You can either proof your Rust code correct, or you can use a proof system that allows you to extract executable code from the proofs. Both approaches have been done in practice.

Or what do you mean?

Rust code can have arbitrary I/O effects in any parts of it. This precludes using only Rust's type system to make sure code does what spec said.

The most successful formally proven project I know, seL4 [1], did not extracted executable code from the proof. They created a prototype in Haskell, mapped (by hand) it to Isabelle, I believe, to have a formal proof and then recreated code in C, again, manually.

[1] https://sel4.systems/

Not many formal proof systems can extract executable C source.

> Haha. How do you reconcile a proof with actual code?

Languages like Lean allow you to write programs and proofs under the same umbrella.

As if Lean does not allow to circumvent it's proof system (the "sorry" keyword).

Also, consider adding code to the bigger system, written in C++. How would you use Lean to prove correctness of your code as part of the bigger system?

I mean, it's somewhat moot, as even the formal hypothesis ("what is this proof proving") can be more complex than the code that implements it in nontrivial cases. So verifying that the proof is saying the thing that you actually want it to prove can be near impossible for non-experts, and that's just the hypothesis; I'm assuming the proof itself is fully AI-generated and not reviewed beyond running it through the checker.
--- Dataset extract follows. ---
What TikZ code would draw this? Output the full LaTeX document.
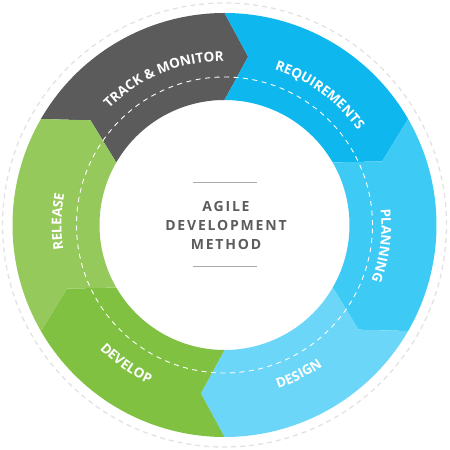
\documentclass[tikz,border=0pt]{standalone}
\usepackage{fontspec}
\setmainfont{Open Sans}
\newfontfamily\ctrfam[LetterSpace=13]{Open Sans}
\definecolor{ctrack}{HTML}{5B5B5B}
\definecolor{creq}{HTML}{0EB8EE}
\definecolor{cplan}{HTML}{3DCAF5}
\definecolor{cdesign}{HTML}{6BD6F8}
\definecolor{cdevelop}{HTML}{80C141}
\definecolor{crelease}{HTML}{95C95B}
\definecolor{ctrtext}{HTML}{5C5C5C}
\definecolor{cline}{HTML}{ABABAB}
\definecolor{cdash}{HTML}{E2E2E2}
\newcommand{\rfont}{\bfseries\fontsize{13.5}{16}\selectfont}
\tikzset{ringchar/.style={anchor=base, inner sep=0, outer sep=0, text=white, font=\rfont}}
\newdimen\arcW \newdimen\chW \newdimen\arcPos
\newsavebox{\chbox}
\makeatletter
% #1 tag, #2 centre angle, #3 baseline radius, #4 dir (1 = clockwise, tops out; -1 = ccw, tops in), #5 list of characters
\newcommand{\preparc}[5]{%
  \global\arcW=0pt
  \foreach \c in {#5}{\sbox{\chbox}{\rfont\c}\global\advance\arcW by \wd\chbox}%
  \global\arcPos=-0.5\arcW
  \gdef\tmplist{}%
  \foreach \c in {#5}{%
    \sbox{\chbox}{\rfont\c}\chW=\wd\chbox
    \edef\midpos{\strip@pt\dimexpr\arcPos+0.5\chW\relax}%
    \pgfmathsetmacro{\ang}{#2-(#4)*\midpos/(#3)*57.29578}%
    \ifx\tmplist\@empty
      \xdef\tmplist{{\unexpanded\expandafter{\c}}/\ang}%
    \else
      \xdef\tmplist{\unexpanded\expandafter{\tmplist},{\unexpanded\expandafter{\c}}/\ang}%
    \fi
    \global\advance\arcPos by \chW}%
  \global\expandafter\let\csname arcl@#1\endcsname\tmplist}
% #1 tag, #2 radius, #3 dir
\newcommand{\drawarc}[3]{%
  \expandafter\let\expandafter\curlst\csname arcl@#1\endcsname
  \foreach \c/\a [count=\i] in \curlst {%
    \node[ringchar, rotate=\a-(#3)*90] (#1\i) at (\a:#2) {\c};}}
\makeatother
% segment: #1 colour, #2 start angle (higher), #3 end angle
\newcommand{\ringseg}[3]{%
  \fill[#1] (#2:212) arc[start angle=#2, end angle=#3, radius=212]
    -- (#3-8:170) -- (#3:125) arc[start angle=#3, end angle=#2, radius=125]
    -- (#2-8:170) -- cycle;}
\begin{document}
\preparc{trk}{112.5}{164}{1}{T,R,A,C,K,~,\&,~,M,O,N,I,T,O,R}%
\preparc{req}{53.8}{163.5}{1}{R,E,Q,U,I,R,E,M,E,N,T,S}%
\preparc{pln}{-7.4}{157}{1}{P,L,A,N,N,I,N,G}%
\preparc{dsg}{-63.5}{172}{-1}{D,E,S,I,G,N}%
\preparc{dev}{-125.3}{176}{-1}{D,E,V,E,L,O,P}%
\preparc{rel}{178.8}{163}{1}{R,E,L,E,A,S,E}%
\begin{tikzpicture}[x=1pt,y=1pt]
\useasboundingbox (-224.5,-225) rectangle (225.5,225);
% outer dashed circle
\draw[cdash, line width=1.3pt, dash pattern=on 5pt off 4pt] (0,0) circle[radius=222];
% ring segments
\ringseg{ctrack}{150}{90}
\ringseg{creq}{90}{30}
\ringseg{cplan}{30}{-30}
\ringseg{cdesign}{-30}{-90}
\ringseg{cdevelop}{-90}{-150}
\ringseg{crelease}{-150}{-210}
% middle dashed circle
\draw[white, line width=0.9pt, dash pattern=on 5pt off 4.5pt] (0,0) circle[radius=148];
% ring labels
\drawarc{trk}{164}{1}
\drawarc{req}{163.5}{1}
\drawarc{pln}{157}{1}
\drawarc{dsg}{172}{-1}
\drawarc{dev}{176}{-1}
\drawarc{rel}{163}{1}
% centre title
\node[align=center, text=ctrtext, font=\ctrfam\bfseries\fontsize{14}{19.3}\selectfont, inner sep=0] (title) at (1.5,-0.5) {AGILE\\DEVELOPMENT\\METHOD};
\coordinate (tl1) at (-31.5,42);
\coordinate (tl2) at (32.5,42);
\coordinate (bl1) at (-31.5,-41);
\coordinate (bl2) at (32.5,-41);
\draw[cline, line width=1pt] (tl1) -- (tl2);
\draw[cline, line width=1pt] (bl1) -- (bl2);
\end{tikzpicture}
\end{document}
And at least in backend engineering, for anything beyond low-level algorithms you almost always want some workarounds: for your customer service department, for engineering during incident response, for your VIP clients, etc. If you're relying on formal proof of some functionality, you've got to create all those allowances in your proof algorithm (and hypothesis) too. And additionally nobody has really come up with a platform for distributed proofs, durable proof keys (kinda), or how to deal with "proven" functionality changes over time.